#### Instructions to follow
Exactly repeat the material, dropping every picture from the copy.

▼▼▼

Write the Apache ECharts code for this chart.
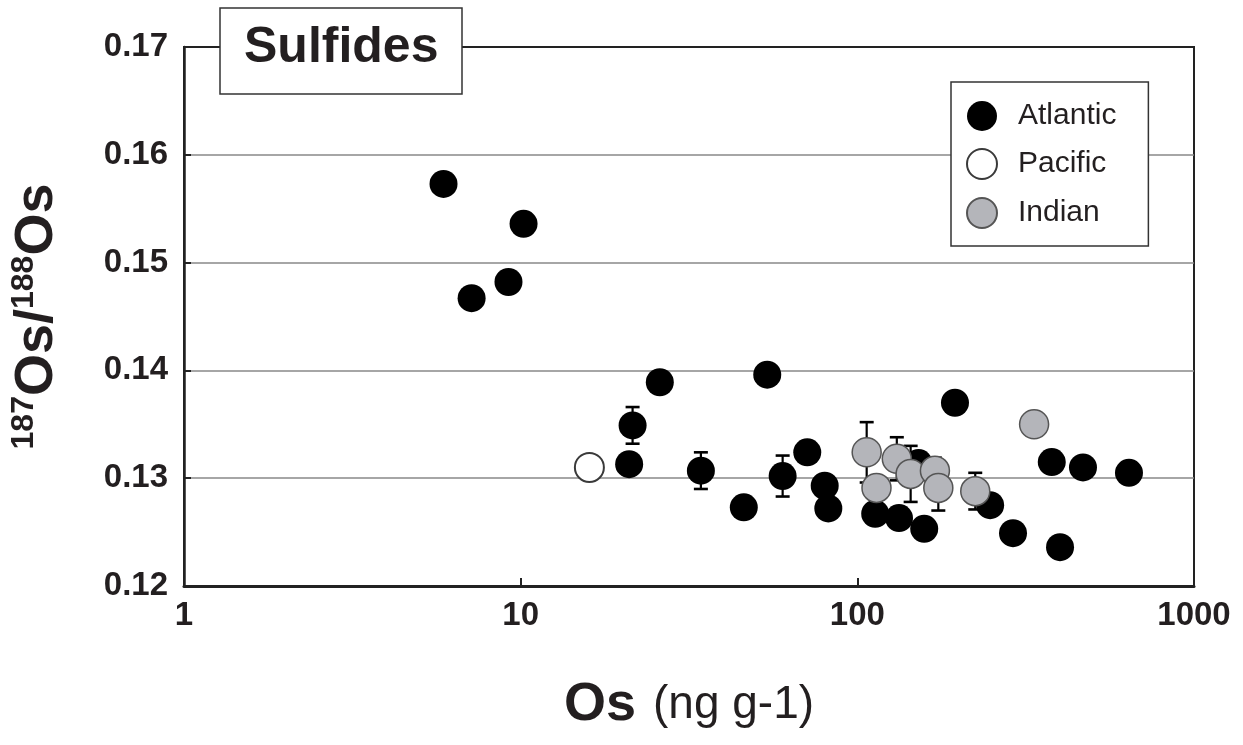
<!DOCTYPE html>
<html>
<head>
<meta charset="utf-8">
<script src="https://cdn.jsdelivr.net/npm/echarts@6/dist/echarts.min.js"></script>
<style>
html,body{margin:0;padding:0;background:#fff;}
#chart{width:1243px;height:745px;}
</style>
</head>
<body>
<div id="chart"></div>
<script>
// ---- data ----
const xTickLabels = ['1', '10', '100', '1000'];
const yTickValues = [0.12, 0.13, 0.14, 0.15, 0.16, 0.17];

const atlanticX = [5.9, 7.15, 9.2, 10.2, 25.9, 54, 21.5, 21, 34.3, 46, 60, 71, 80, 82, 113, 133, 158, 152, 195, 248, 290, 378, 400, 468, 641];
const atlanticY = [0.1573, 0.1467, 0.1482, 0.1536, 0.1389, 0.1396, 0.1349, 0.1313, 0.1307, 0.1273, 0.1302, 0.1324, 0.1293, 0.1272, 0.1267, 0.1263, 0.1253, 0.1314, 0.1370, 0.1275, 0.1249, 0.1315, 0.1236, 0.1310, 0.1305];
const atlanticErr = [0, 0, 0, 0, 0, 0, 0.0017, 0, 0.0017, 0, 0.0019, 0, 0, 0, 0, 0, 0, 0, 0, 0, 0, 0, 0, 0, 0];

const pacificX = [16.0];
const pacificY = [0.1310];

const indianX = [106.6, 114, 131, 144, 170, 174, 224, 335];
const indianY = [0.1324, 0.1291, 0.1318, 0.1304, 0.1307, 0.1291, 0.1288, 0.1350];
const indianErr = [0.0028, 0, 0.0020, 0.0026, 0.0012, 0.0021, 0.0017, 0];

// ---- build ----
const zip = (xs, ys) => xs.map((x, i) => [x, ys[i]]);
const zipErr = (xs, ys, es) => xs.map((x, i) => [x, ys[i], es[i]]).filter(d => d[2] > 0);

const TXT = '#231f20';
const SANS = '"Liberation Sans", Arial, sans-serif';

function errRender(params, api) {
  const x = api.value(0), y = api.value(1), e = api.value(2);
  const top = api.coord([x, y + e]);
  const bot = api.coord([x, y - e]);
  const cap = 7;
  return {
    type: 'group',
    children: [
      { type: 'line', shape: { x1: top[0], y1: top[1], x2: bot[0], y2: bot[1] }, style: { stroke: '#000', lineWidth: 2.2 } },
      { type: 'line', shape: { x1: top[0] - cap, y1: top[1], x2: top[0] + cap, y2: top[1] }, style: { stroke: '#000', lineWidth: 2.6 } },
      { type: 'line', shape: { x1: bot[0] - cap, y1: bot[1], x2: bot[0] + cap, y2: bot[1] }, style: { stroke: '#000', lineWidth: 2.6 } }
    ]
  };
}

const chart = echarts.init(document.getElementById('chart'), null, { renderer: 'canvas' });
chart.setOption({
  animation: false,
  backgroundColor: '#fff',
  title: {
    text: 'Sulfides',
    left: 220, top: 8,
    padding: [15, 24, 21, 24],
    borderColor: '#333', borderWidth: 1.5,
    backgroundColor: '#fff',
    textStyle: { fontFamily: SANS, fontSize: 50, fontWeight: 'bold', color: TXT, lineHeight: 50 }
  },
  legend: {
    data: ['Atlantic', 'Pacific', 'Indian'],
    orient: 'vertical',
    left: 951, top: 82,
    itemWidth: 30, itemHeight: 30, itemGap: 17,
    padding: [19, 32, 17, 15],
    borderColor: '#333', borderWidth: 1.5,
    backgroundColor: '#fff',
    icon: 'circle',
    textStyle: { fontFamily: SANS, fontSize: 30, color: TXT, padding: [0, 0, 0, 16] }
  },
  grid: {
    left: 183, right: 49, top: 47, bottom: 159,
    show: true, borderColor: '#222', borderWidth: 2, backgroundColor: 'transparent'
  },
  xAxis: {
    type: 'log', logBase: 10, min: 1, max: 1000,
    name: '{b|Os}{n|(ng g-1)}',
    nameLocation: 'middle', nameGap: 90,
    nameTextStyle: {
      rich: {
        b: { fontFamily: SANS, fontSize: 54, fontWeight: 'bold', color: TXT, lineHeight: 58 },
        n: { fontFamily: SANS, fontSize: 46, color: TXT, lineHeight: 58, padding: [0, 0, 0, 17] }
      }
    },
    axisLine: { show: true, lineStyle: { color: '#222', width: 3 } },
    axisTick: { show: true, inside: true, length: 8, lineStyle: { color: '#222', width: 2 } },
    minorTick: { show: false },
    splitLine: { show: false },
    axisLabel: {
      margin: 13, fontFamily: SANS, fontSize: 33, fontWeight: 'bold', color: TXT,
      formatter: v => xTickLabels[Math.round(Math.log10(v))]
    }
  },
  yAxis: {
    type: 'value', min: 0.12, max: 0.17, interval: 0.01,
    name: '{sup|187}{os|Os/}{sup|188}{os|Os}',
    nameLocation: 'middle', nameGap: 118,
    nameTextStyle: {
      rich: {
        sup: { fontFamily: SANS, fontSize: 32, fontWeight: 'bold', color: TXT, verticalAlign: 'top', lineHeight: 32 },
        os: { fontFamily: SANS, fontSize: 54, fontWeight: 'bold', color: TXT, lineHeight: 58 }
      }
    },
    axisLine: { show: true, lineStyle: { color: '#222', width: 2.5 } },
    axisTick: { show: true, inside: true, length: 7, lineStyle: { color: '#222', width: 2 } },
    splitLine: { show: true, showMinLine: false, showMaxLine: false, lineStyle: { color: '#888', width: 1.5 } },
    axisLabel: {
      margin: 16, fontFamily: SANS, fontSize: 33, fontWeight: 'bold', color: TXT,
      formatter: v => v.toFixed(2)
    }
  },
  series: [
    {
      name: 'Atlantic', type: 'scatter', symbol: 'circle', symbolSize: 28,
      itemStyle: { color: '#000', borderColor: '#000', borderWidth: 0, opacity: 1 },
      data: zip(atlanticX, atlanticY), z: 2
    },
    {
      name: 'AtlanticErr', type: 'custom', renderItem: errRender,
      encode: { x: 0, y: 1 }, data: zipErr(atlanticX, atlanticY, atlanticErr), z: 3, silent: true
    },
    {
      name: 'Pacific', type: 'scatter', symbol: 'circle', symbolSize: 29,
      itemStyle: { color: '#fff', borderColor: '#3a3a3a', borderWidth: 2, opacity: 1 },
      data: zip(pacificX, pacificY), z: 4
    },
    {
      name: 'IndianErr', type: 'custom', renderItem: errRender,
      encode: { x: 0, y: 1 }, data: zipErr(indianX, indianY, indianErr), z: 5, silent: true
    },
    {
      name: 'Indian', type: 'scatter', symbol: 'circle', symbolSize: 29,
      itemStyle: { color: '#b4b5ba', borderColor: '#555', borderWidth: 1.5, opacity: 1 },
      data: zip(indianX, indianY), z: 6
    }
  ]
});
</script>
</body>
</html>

▲▲▲

#### Result of the exercise
Write the Apache ECharts code for this chart.
<!DOCTYPE html>
<html>
<head>
<meta charset="utf-8">
<script src="https://cdn.jsdelivr.net/npm/echarts@6/dist/echarts.min.js"></script>
<style>
html,body{margin:0;padding:0;background:#fff;}
#chart{width:1243px;height:745px;}
</style>
</head>
<body>
<div id="chart"></div>
<script>
// ---- data ----
const xTickLabels = ['1', '10', '100', '1000'];
const yTickValues = [0.12, 0.13, 0.14, 0.15, 0.16, 0.17];

const atlanticX = [5.9, 7.15, 9.2, 10.2, 25.9, 54, 21.5, 21, 34.3, 46, 60, 71, 80, 82, 113, 133, 158, 152, 195, 248, 290, 378, 400, 468, 641];
const atlanticY = [0.1573, 0.1467, 0.1482, 0.1536, 0.1389, 0.1396, 0.1349, 0.1313, 0.1307, 0.1273, 0.1302, 0.1324, 0.1293, 0.1272, 0.1267, 0.1263, 0.1253, 0.1314, 0.1370, 0.1275, 0.1249, 0.1315, 0.1236, 0.1310, 0.1305];
const atlanticErr = [0, 0, 0, 0, 0, 0, 0.0017, 0, 0.0017, 0, 0.0019, 0, 0, 0, 0, 0, 0, 0, 0, 0, 0, 0, 0, 0, 0];

const pacificX = [16.0];
const pacificY = [0.1310];

const indianX = [106.6, 114, 131, 144, 170, 174, 224, 335];
const indianY = [0.1324, 0.1291, 0.1318, 0.1304, 0.1307, 0.1291, 0.1288, 0.1350];
const indianErr = [0.0028, 0, 0.0020, 0.0026, 0.0012, 0.0021, 0.0017, 0];

// ---- build ----
const zip = (xs, ys) => xs.map((x, i) => [x, ys[i]]);
const zipErr = (xs, ys, es) => xs.map((x, i) => [x, ys[i], es[i]]).filter(d => d[2] > 0);

const TXT = '#231f20';
const SANS = '"Liberation Sans", Arial, sans-serif';

function errRender(params, api) {
  const x = api.value(0), y = api.value(1), e = api.value(2);
  const top = api.coord([x, y + e]);
  const bot = api.coord([x, y - e]);
  const cap = 7;
  return {
    type: 'group',
    children: [
      { type: 'line', shape: { x1: top[0], y1: top[1], x2: bot[0], y2: bot[1] }, style: { stroke: '#000', lineWidth: 2.2 } },
      { type: 'line', shape: { x1: top[0] - cap, y1: top[1], x2: top[0] + cap, y2: top[1] }, style: { stroke: '#000', lineWidth: 2.6 } },
      { type: 'line', shape: { x1: bot[0] - cap, y1: bot[1], x2: bot[0] + cap, y2: bot[1] }, style: { stroke: '#000', lineWidth: 2.6 } }
    ]
  };
}

const chart = echarts.init(document.getElementById('chart'), null, { renderer: 'canvas' });
chart.setOption({
  animation: false,
  backgroundColor: '#fff',
  title: {
    text: 'Sulfides',
    left: 220, top: 8,
    padding: [15, 24, 21, 24],
    borderColor: '#333', borderWidth: 1.5,
    backgroundColor: '#fff',
    textStyle: { fontFamily: SANS, fontSize: 50, fontWeight: 'bold', color: TXT, lineHeight: 50 }
  },
  legend: {
    data: ['Atlantic', 'Pacific', 'Indian'],
    orient: 'vertical',
    left: 951, top: 82,
    itemWidth: 30, itemHeight: 30, itemGap: 17,
    padding: [19, 32, 17, 15],
    borderColor: '#333', borderWidth: 1.5,
    backgroundColor: '#fff',
    icon: 'circle',
    textStyle: { fontFamily: SANS, fontSize: 30, color: TXT, padding: [0, 0, 0, 16] }
  },
  grid: {
    left: 183, right: 49, top: 47, bottom: 159,
    show: true, borderColor: '#222', borderWidth: 2, backgroundColor: 'transparent'
  },
  xAxis: {
    type: 'log', logBase: 10, min: 1, max: 1000,
    name: '{b|Os}{n|(ng g-1)}',
    nameLocation: 'middle', nameGap: 90,
    nameTextStyle: {
      rich: {
        b: { fontFamily: SANS, fontSize: 54, fontWeight: 'bold', color: TXT, lineHeight: 58 },
        n: { fontFamily: SANS, fontSize: 46, color: TXT, lineHeight: 58, padding: [0, 0, 0, 17] }
      }
    },
    axisLine: { show: true, lineStyle: { color: '#222', width: 3 } },
    axisTick: { show: true, inside: true, length: 8, lineStyle: { color: '#222', width: 2 } },
    minorTick: { show: false },
    splitLine: { show: false },
    axisLabel: {
      margin: 13, fontFamily: SANS, fontSize: 33, fontWeight: 'bold', color: TXT,
      formatter: v => xTickLabels[Math.round(Math.log10(v))]
    }
  },
  yAxis: {
    type: 'value', min: 0.12, max: 0.17, interval: 0.01,
    name: '{sup|187}{os|Os/}{sup|188}{os|Os}',
    nameLocation: 'middle', nameGap: 118,
    nameTextStyle: {
      rich: {
        sup: { fontFamily: SANS, fontSize: 32, fontWeight: 'bold', color: TXT, verticalAlign: 'top', lineHeight: 32 },
        os: { fontFamily: SANS, fontSize: 54, fontWeight: 'bold', color: TXT, lineHeight: 58 }
      }
    },
    axisLine: { show: true, lineStyle: { color: '#222', width: 2.5 } },
    axisTick: { show: true, inside: true, length: 7, lineStyle: { color: '#222', width: 2 } },
    splitLine: { show: true, showMinLine: false, showMaxLine: false, lineStyle: { color: '#888', width: 1.5 } },
    axisLabel: {
      margin: 16, fontFamily: SANS, fontSize: 33, fontWeight: 'bold', color: TXT,
      formatter: v => v.toFixed(2)
    }
  },
  series: [
    {
      name: 'Atlantic', type: 'scatter', symbol: 'circle', symbolSize: 28,
      itemStyle: { color: '#000', borderColor: '#000', borderWidth: 0, opacity: 1 },
      data: zip(atlanticX, atlanticY), z: 2
    },
    {
      name: 'AtlanticErr', type: 'custom', renderItem: errRender,
      encode: { x: 0, y: 1 }, data: zipErr(atlanticX, atlanticY, atlanticErr), z: 3, silent: true
    },
    {
      name: 'Pacific', type: 'scatter', symbol: 'circle', symbolSize: 29,
      itemStyle: { color: '#fff', borderColor: '#3a3a3a', borderWidth: 2, opacity: 1 },
      data: zip(pacificX, pacificY), z: 4
    },
    {
      name: 'IndianErr', type: 'custom', renderItem: errRender,
      encode: { x: 0, y: 1 }, data: zipErr(indianX, indianY, indianErr), z: 5, silent: true
    },
    {
      name: 'Indian', type: 'scatter', symbol: 'circle', symbolSize: 29,
      itemStyle: { color: '#b4b5ba', borderColor: '#555', borderWidth: 1.5, opacity: 1 },
      data: zip(indianX, indianY), z: 6
    }
  ]
});
</script>
</body>
</html>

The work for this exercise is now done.